Aim: Go through the listing below and list every line with "this".

Provided entries:
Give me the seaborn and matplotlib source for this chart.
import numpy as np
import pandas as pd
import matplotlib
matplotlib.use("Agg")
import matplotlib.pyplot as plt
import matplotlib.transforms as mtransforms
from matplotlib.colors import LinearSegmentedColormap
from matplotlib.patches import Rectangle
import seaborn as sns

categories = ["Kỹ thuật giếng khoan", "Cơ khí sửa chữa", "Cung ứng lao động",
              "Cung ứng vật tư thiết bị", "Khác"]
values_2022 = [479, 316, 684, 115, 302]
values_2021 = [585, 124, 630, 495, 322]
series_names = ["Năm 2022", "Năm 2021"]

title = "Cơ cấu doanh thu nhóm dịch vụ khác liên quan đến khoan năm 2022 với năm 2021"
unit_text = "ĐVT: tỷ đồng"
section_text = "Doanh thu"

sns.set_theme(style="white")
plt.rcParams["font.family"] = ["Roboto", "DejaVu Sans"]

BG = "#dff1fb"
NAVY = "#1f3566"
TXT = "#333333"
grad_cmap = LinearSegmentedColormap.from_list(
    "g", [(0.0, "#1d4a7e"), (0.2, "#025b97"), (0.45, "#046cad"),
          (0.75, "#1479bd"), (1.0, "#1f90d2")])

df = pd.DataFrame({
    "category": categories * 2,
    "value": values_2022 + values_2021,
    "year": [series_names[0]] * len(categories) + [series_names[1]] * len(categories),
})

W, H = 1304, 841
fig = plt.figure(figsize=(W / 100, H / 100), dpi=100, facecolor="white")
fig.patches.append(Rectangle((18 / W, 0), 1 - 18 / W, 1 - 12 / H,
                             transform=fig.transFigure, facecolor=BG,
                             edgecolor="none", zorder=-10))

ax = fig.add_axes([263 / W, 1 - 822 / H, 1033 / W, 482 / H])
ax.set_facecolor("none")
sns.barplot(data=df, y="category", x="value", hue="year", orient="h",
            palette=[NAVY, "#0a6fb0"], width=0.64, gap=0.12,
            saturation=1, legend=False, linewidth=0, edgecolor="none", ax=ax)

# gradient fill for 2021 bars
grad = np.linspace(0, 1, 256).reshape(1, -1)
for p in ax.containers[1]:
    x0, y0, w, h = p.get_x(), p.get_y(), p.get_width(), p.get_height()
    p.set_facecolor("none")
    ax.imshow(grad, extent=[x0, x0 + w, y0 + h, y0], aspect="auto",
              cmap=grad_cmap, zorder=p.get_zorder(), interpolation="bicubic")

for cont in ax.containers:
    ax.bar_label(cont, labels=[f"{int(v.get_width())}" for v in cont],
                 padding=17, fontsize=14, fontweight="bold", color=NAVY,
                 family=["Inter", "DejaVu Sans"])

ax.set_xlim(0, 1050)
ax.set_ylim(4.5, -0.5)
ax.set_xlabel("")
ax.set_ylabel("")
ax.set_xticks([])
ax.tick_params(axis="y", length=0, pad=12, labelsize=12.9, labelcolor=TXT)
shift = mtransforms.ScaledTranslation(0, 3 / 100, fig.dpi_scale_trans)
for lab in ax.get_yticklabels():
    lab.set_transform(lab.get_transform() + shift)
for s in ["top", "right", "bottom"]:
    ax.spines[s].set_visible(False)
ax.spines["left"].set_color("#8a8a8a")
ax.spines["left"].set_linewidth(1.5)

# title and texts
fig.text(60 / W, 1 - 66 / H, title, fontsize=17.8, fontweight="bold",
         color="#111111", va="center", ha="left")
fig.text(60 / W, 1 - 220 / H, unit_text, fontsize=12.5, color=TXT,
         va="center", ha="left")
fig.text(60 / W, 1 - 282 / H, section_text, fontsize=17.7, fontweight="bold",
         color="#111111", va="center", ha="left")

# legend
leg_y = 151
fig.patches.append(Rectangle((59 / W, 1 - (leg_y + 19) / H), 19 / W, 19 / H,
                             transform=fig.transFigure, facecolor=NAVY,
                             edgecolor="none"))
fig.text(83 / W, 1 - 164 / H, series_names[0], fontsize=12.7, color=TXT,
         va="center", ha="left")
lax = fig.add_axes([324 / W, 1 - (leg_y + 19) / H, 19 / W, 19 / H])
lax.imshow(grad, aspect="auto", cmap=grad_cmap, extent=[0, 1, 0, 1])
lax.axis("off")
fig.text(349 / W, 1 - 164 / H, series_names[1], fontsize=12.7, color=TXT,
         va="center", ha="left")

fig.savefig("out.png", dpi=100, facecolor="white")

* * *

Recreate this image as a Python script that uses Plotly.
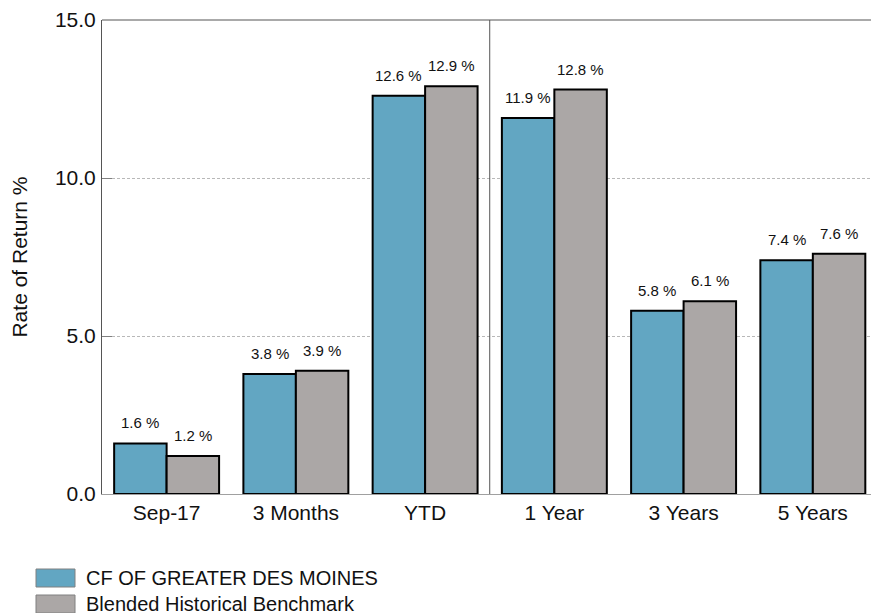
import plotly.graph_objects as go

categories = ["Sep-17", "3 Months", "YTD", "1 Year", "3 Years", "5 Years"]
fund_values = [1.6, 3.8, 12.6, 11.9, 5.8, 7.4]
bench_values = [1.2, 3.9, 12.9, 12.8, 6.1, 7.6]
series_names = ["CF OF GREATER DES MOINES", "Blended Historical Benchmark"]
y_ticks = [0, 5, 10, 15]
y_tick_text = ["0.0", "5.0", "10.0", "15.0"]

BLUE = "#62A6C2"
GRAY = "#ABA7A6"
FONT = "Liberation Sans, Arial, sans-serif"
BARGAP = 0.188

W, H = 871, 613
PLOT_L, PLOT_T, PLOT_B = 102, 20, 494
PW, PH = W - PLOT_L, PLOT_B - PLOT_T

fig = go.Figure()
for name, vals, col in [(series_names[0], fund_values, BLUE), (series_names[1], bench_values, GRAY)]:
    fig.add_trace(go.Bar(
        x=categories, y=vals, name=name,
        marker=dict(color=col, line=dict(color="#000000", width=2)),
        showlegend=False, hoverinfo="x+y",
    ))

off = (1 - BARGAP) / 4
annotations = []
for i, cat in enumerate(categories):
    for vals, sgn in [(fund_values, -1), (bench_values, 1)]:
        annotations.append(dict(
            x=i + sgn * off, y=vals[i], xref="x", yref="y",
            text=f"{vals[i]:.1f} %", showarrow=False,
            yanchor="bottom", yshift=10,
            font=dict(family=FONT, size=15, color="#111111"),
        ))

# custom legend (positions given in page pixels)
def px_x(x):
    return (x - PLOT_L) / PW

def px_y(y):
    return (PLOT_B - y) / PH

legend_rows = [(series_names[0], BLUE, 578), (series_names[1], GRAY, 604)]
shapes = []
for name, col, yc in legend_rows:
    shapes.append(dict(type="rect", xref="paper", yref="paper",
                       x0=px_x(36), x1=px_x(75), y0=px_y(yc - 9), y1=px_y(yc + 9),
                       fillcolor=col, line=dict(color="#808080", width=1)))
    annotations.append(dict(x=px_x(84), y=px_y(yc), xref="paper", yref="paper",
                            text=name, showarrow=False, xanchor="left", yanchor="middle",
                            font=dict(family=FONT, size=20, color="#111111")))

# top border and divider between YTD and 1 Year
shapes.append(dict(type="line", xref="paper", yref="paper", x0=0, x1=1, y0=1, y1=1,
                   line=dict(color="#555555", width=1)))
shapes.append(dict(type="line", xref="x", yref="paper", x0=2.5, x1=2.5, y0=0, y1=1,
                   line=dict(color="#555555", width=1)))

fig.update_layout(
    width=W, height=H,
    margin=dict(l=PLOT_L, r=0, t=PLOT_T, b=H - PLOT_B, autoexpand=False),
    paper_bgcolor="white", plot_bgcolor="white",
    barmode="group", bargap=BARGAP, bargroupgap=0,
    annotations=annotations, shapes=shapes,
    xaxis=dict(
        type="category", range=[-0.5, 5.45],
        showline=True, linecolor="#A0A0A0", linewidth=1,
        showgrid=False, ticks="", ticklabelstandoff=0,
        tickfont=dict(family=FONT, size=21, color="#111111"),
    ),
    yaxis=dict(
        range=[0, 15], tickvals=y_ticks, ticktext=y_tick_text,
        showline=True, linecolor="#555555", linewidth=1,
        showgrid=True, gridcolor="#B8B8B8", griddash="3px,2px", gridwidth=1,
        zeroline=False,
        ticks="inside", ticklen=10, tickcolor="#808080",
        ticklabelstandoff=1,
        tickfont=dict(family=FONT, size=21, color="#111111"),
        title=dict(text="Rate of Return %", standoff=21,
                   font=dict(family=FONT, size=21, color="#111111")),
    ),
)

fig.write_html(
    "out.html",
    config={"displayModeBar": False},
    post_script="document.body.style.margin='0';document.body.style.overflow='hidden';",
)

...

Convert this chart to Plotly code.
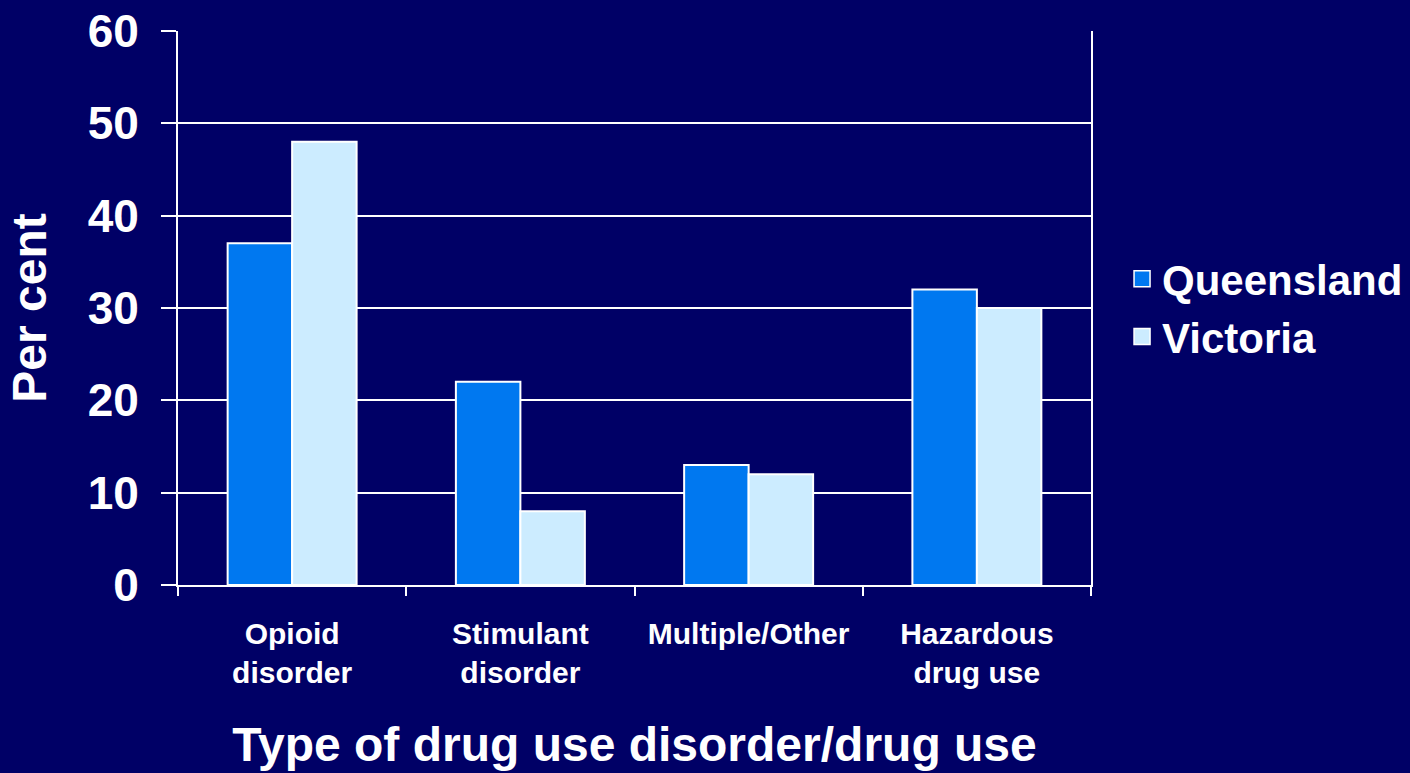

Written answer:
Give me the seaborn and matplotlib source for this chart.
Recreate this image as a Python script that uses Plotly.
Convert this chart to Plotly code.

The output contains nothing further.